◆ REQUEST: Leave out the pictures and set down exactly the lines from the start of the listing through the one with "(738,463) -- (827,376);", both included.

## Begin PROVIDED DATA

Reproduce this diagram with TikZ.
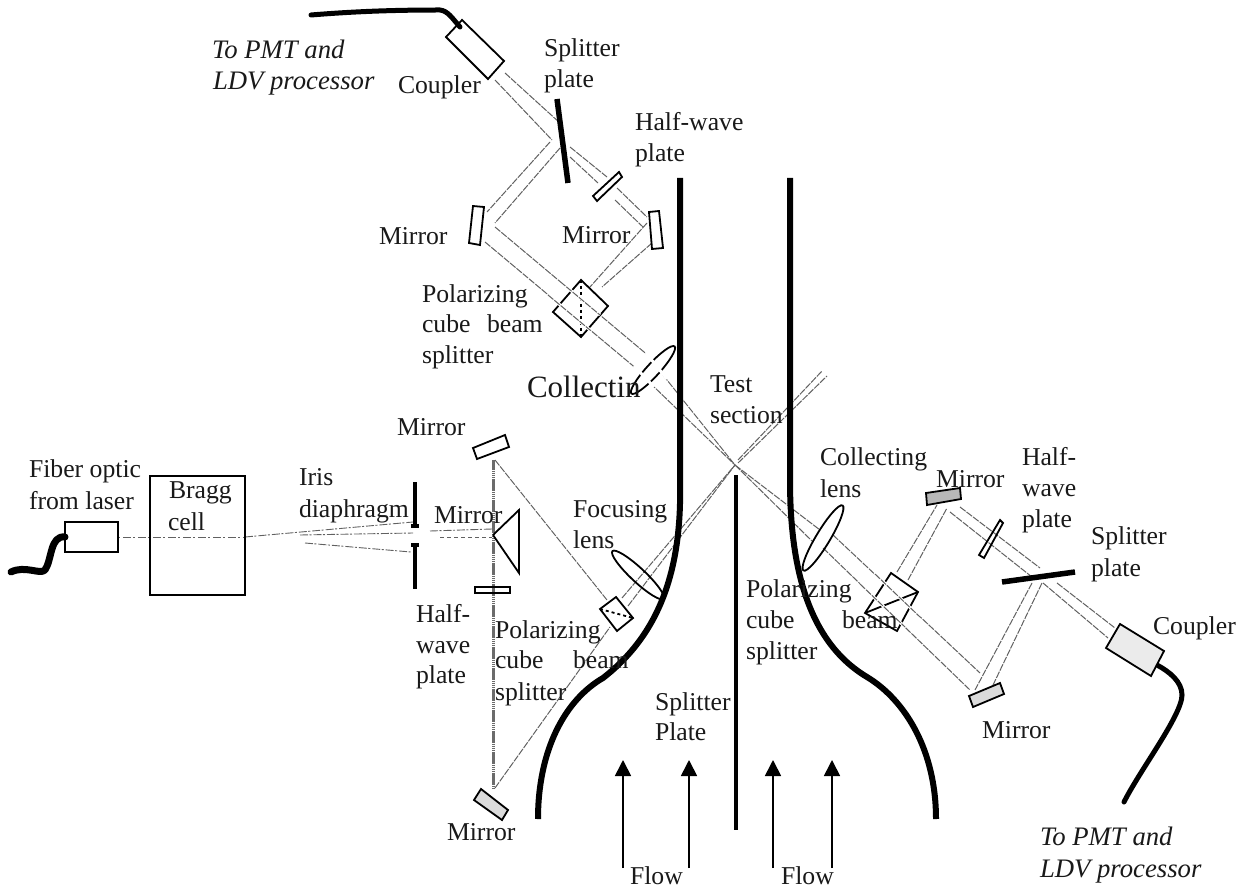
\documentclass[tikz,border=0pt]{standalone}
\usepackage{fontspec}
\setmainfont{Liberation Serif}
\usetikzlibrary{arrows.meta}
\begin{document}
\begin{tikzpicture}[x=1pt,y=-1pt,
  lbl/.style={anchor=base west,inner sep=0pt,outer sep=0pt,align=left,font=\fontsize{25.7}{31}\selectfont,text=black!90},
  itl/.style={lbl,font=\fontsize{26.7}{33}\selectfont\itshape},
  beam/.style={draw=black!62,line width=1pt,dash pattern=on 7pt off 1.2pt},
  gapbeam/.style={draw=white,line width=3pt},
  thickbeam/.style={draw=black!58,line width=3pt,dash pattern=on 1.6pt off 0.5pt},
  part/.style={draw=black,line width=1.8pt,line join=miter},
  speck/.style={part,fill=black!14},
  wall/.style={draw=black,line width=6pt},
  plate/.style={draw=black,line width=5.5pt},
  fiber/.style={draw=black,line width=5pt,line cap=round,line join=round},
  flowarrow/.style={draw=black,line width=1.7pt,-{Triangle[length=16pt,width=16pt]}}
]
\useasboundingbox[fill=white] (0,0) rectangle (1247,890);

% input beam and fan
\draw[beam,line width=.9pt,dash pattern=on 2pt off 3pt on 8pt off 2pt] (118,537) -- (245,537);
\draw[beam,line width=.9pt,dash pattern=on 8pt off 1.5pt on 2pt off 2pt] (245,537) -- (413,522);
\draw[beam,line width=.9pt,dash pattern=on 8pt off 1.5pt on 2pt off 2pt] (300,535) -- (413,533);
\draw[beam,line width=.9pt,dash pattern=on 8pt off 1.5pt on 2pt off 2pt] (305,543) -- (411,552);
\draw[beam,line width=.9pt,dash pattern=on 8pt off 1.5pt on 2pt off 2pt] (430,531) -- (492,529);
\draw[beam,line width=.9pt,dash pattern=on 4pt off 3pt] (440,537) -- (492,537);
% laser branches
\draw[thickbeam] (493,460) -- (493,789);
\draw[beam] (495,460) -- (607,600);
\draw[beam] (495,788) -- (610,627);
\draw[beam] (622,598) -- (735,465);
\draw[beam] (628,606) -- (735,465);
\draw[beam] (738,460) -- (822,371);
\draw[beam] (738,463) -- (827,376);

% collection, top
\draw[beam] (505,73) -- (560,123);
\draw[beam] (495,80) -- (552,140);
\draw[beam] (550,142) -- (487,212);
\draw[beam] (560,148) -- (495,223);
\draw[beam] (570,147) -- (607,177);
\draw[beam] (570,157) -- (598,183);
\draw[beam] (617,188) -- (647,217);
\draw[beam] (615,200) -- (643,227);
\draw[beam] (647,223) -- (590,287);
\draw[beam] (652,243) -- (602,287);
\draw[beam] (495,227) -- (650,357);
\draw[beam] (485,242) -- (638,370);
\draw[beam] (663,375) -- (735,465);
\draw[beam] (650,383) -- (735,465);
% collection, right
\draw[beam] (735,465) -- (820,530);
\draw[beam] (735,465) -- (813,542);
\draw[beam] (833,535) -- (980,673);
\draw[beam] (823,548) -- (970,690);
\draw[beam] (897,572) -- (937,505);
\draw[beam] (908,580) -- (947,508);
\draw[beam] (950,512) -- (1032,577);
\draw[beam] (960,507) -- (1040,568);
\draw[beam] (1032,583) -- (975,690);
\draw[beam] (1042,583) -- (993,685);
\draw[beam] (1057,583) -- (1115,628);
\draw[beam] (1043,583) -- (1108,638);

% test section
\draw[wall] (680,178) -- (680,480) .. controls (682,560) and (665,630) .. (603,678) .. controls (565,700) and (538,750) .. (538,819);
\draw[wall] (790,178) -- (790,480) .. controls (790,560) and (805,640) .. (867,677) .. controls (905,700) and (936,750) .. (936,819);
\draw[draw=black,line width=3.5pt] (736,475) -- (736,830);

% fibres
\draw[fiber] (311,15) .. controls (360,11) and (400,10) .. (440,10) .. controls (448,11) and (452,18) .. (460,27);
\draw[fiber,line width=7pt] (11,572) .. controls (25,565) and (40,575) .. (45,570) .. controls (52,560) and (50,535) .. (65,537);
\draw[fiber] (1157,665) .. controls (1170,672) and (1182,682) .. (1182,695) .. controls (1182,715) and (1140,770) .. (1124,802);

% couplers, boxes
\draw[part] (446,37) -- (462,20) -- (504,61) -- (488,79) -- cycle;
\draw[part,fill=black!8] (1120,624) -- (1164,651) -- (1151,676) -- (1106,648) -- cycle;
\draw[part] (65,522) rectangle (118,552);
\draw[part,line width=2pt] (150,476) rectangle (245,595);

% plates
\draw[plate] (557,99) -- (568,183);
\draw[plate] (1002,582) -- (1075,572);
\draw[part] (593,196) -- (619,172) -- (622,177) -- (597,201) -- cycle;
\draw[part] (979,555) -- (1000,520) -- (1003,523) -- (984,558) -- cycle;
\draw[part] (475,587) rectangle (510,593);

% mirrors
\draw[part] (473,206) -- (484,207) -- (480,245) -- (469,243) -- cycle;
\draw[part] (649,212) -- (659,211) -- (663,248) -- (652,249) -- cycle;
\draw[part] (473,448) -- (505,435) -- (509,447) -- (477,459) -- cycle;
\draw[speck] (481,789) -- (508,810) -- (502,820) -- (474,800) -- cycle;
\draw[speck,fill=black!28] (926,493) -- (960,488) -- (961,499) -- (927,505) -- cycle;
\draw[speck] (969,696) -- (1000,683) -- (1004,694) -- (973,707) -- cycle;

% prism
\draw[part,line width=1.8pt] (493,535) -- (519,510) -- (519,573) -- (493,535);

% iris
\draw[draw=black,line width=3.6pt] (415,482) -- (415,528);
\draw[draw=black,line width=3.6pt] (415,543) -- (415,589);
\draw[draw=black,line width=4pt] (411,526) -- (419,526);
\draw[draw=black,line width=4pt] (411,545) -- (419,545);

% cubes
\draw[part] (581,280) -- (608,306) -- (581,337) -- (553,312) -- cycle;
\draw[part,dashed] (581,280) -- (581,337);
\draw[part] (891,573) -- (918,592) -- (897,631) -- (865,613) -- cycle;
\draw[part] (865,613) -- (918,592);
\draw[part] (616,597) -- (633,618) -- (617,631) -- (600,609) -- cycle;
\draw[part,dashed] (600,609) -- (633,618);

% lenses
\draw[part,rotate around={47.5:(653,370)}] (653,370) ellipse (32pt and 6.5pt);
\draw[part,rotate around={-43:(638,575)}] (638,575) ellipse (35pt and 7pt);
\draw[part,rotate around={59:(823,538)}] (823,538) ellipse (38pt and 7pt);

% beams breaking the outlines where they pass
\draw[gapbeam] (560,281.5) -- (600,315);
\draw[gapbeam] (548,295) -- (590,330);
\draw[beam] (560,281.5) -- (600,315);
\draw[beam] (548,295) -- (590,330);
\draw[gapbeam] (875,574) -- (920,617);
\draw[gapbeam] (860,584) -- (905,627);
\draw[beam] (875,574) -- (920,617);
\draw[beam] (860,584) -- (905,627);
\draw[gapbeam] (634,366) -- (654,387);
\draw[gapbeam] (646,353) -- (667,379);

% flow arrows
\draw[flowarrow] (623,868) -- (623,760);
\draw[flowarrow] (689,868) -- (689,760);
\draw[flowarrow] (773,868) -- (773,760);
\draw[flowarrow] (832,868) -- (832,760);

% labels
\node[itl] (pmtA) at (212,59) {To PMT and};
\node[itl] (pmtAb) at (213,90) {LDV processor};
\node[lbl] (coupA) at (398,94) {Coupler};
\node[lbl] (splA) at (544,57) {Splitter};
\node[lbl] (splAb) at (544,88) {plate};
\node[lbl] (hwA) at (635,131) {Half-wave};
\node[lbl] (hwAb) at (635,162) {plate};
\node[lbl] (mA) at (379,245) {Mirror};
\node[lbl] (mB) at (562,244) {Mirror};
\node[lbl] (polA) at (422,303) {Polarizing};
\node[lbl] (polAb) at (422,333) {cube};
\node[lbl] (polAc) at (487,333) {beam};
\node[lbl] (polAd) at (422,363) {splitter};
\node[lbl,font=\fontsize{31}{36}\selectfont] (coll) at (527,397) {Collectin};
\node[lbl] (test) at (710,392) {Test};
\node[lbl] (testb) at (710,423) {section};
\node[lbl] (mC) at (397,435) {Mirror};
\node[lbl] (fib) at (29,477) {Fiber optic};
\node[lbl] (fibb) at (29,509) {from laser};
\node[lbl] (bragg) at (169,498) {Bragg};
\node[lbl] (braggb) at (168,530) {cell};
\node[lbl] (iris) at (299,485) {Iris};
\node[lbl] (irisb) at (299,517) {diaphragm};
\node[lbl] (mD) at (434,523) {Mirror};
\node[lbl] (hwL) at (416,622) {Half-};
\node[lbl] (hwLb) at (416,653) {wave};
\node[lbl] (hwLc) at (416,683) {plate};
\node[lbl] (foc) at (573,517) {Focusing};
\node[lbl] (focb) at (573,548) {lens};
\node[lbl] (polB) at (495,638) {Polarizing};
\node[lbl] (polBb) at (495,668) {cube};
\node[lbl] (polBc) at (573,668) {beam};
\node[lbl] (polBd) at (495,700) {splitter};
\node[lbl] (splP) at (655,710) {Splitter};
\node[lbl] (splPb) at (655,740) {Plate};
\node[lbl] (mE) at (447,840) {Mirror};
\node[lbl] (flowA) at (630,884) {Flow};
\node[lbl] (flowB) at (781,884) {Flow};
\node[lbl] (collR) at (820,465) {Collecting};
\node[lbl] (collRb) at (820,497) {lens};
\node[lbl] (mF) at (936,487) {Mirror};
\node[lbl] (hwR) at (1022,465) {Half-};
\node[lbl] (hwRb) at (1022,496) {wave};
\node[lbl] (hwRc) at (1022,527) {plate};
\node[lbl] (splR) at (1091,544) {Splitter};
\node[lbl] (splRb) at (1091,576) {plate};
\node[lbl] (coupR) at (1153,634) {Coupler};
\node[lbl] (mG) at (982,738) {Mirror};
\node[lbl] (polC) at (746,597) {Polarizing};
\node[lbl] (polCb) at (746,628) {cube};
\node[lbl] (polCc) at (842,628) {beam};
\node[lbl] (polCd) at (746,659) {splitter};
\node[itl] (pmtB) at (1040,845) {To PMT and};
\node[itl] (pmtBb) at (1040,877) {LDV processor};
\end{tikzpicture}
\end{document}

## End PROVIDED DATA

◆ SOLVED EXERCISE:
Reproduce this diagram with TikZ.
\documentclass[tikz,border=0pt]{standalone}
\usepackage{fontspec}
\setmainfont{Liberation Serif}
\usetikzlibrary{arrows.meta}
\begin{document}
\begin{tikzpicture}[x=1pt,y=-1pt,
  lbl/.style={anchor=base west,inner sep=0pt,outer sep=0pt,align=left,font=\fontsize{25.7}{31}\selectfont,text=black!90},
  itl/.style={lbl,font=\fontsize{26.7}{33}\selectfont\itshape},
  beam/.style={draw=black!62,line width=1pt,dash pattern=on 7pt off 1.2pt},
  gapbeam/.style={draw=white,line width=3pt},
  thickbeam/.style={draw=black!58,line width=3pt,dash pattern=on 1.6pt off 0.5pt},
  part/.style={draw=black,line width=1.8pt,line join=miter},
  speck/.style={part,fill=black!14},
  wall/.style={draw=black,line width=6pt},
  plate/.style={draw=black,line width=5.5pt},
  fiber/.style={draw=black,line width=5pt,line cap=round,line join=round},
  flowarrow/.style={draw=black,line width=1.7pt,-{Triangle[length=16pt,width=16pt]}}
]
\useasboundingbox[fill=white] (0,0) rectangle (1247,890);

% input beam and fan
\draw[beam,line width=.9pt,dash pattern=on 2pt off 3pt on 8pt off 2pt] (118,537) -- (245,537);
\draw[beam,line width=.9pt,dash pattern=on 8pt off 1.5pt on 2pt off 2pt] (245,537) -- (413,522);
\draw[beam,line width=.9pt,dash pattern=on 8pt off 1.5pt on 2pt off 2pt] (300,535) -- (413,533);
\draw[beam,line width=.9pt,dash pattern=on 8pt off 1.5pt on 2pt off 2pt] (305,543) -- (411,552);
\draw[beam,line width=.9pt,dash pattern=on 8pt off 1.5pt on 2pt off 2pt] (430,531) -- (492,529);
\draw[beam,line width=.9pt,dash pattern=on 4pt off 3pt] (440,537) -- (492,537);
% laser branches
\draw[thickbeam] (493,460) -- (493,789);
\draw[beam] (495,460) -- (607,600);
\draw[beam] (495,788) -- (610,627);
\draw[beam] (622,598) -- (735,465);
\draw[beam] (628,606) -- (735,465);
\draw[beam] (738,460) -- (822,371);
\draw[beam] (738,463) -- (827,376);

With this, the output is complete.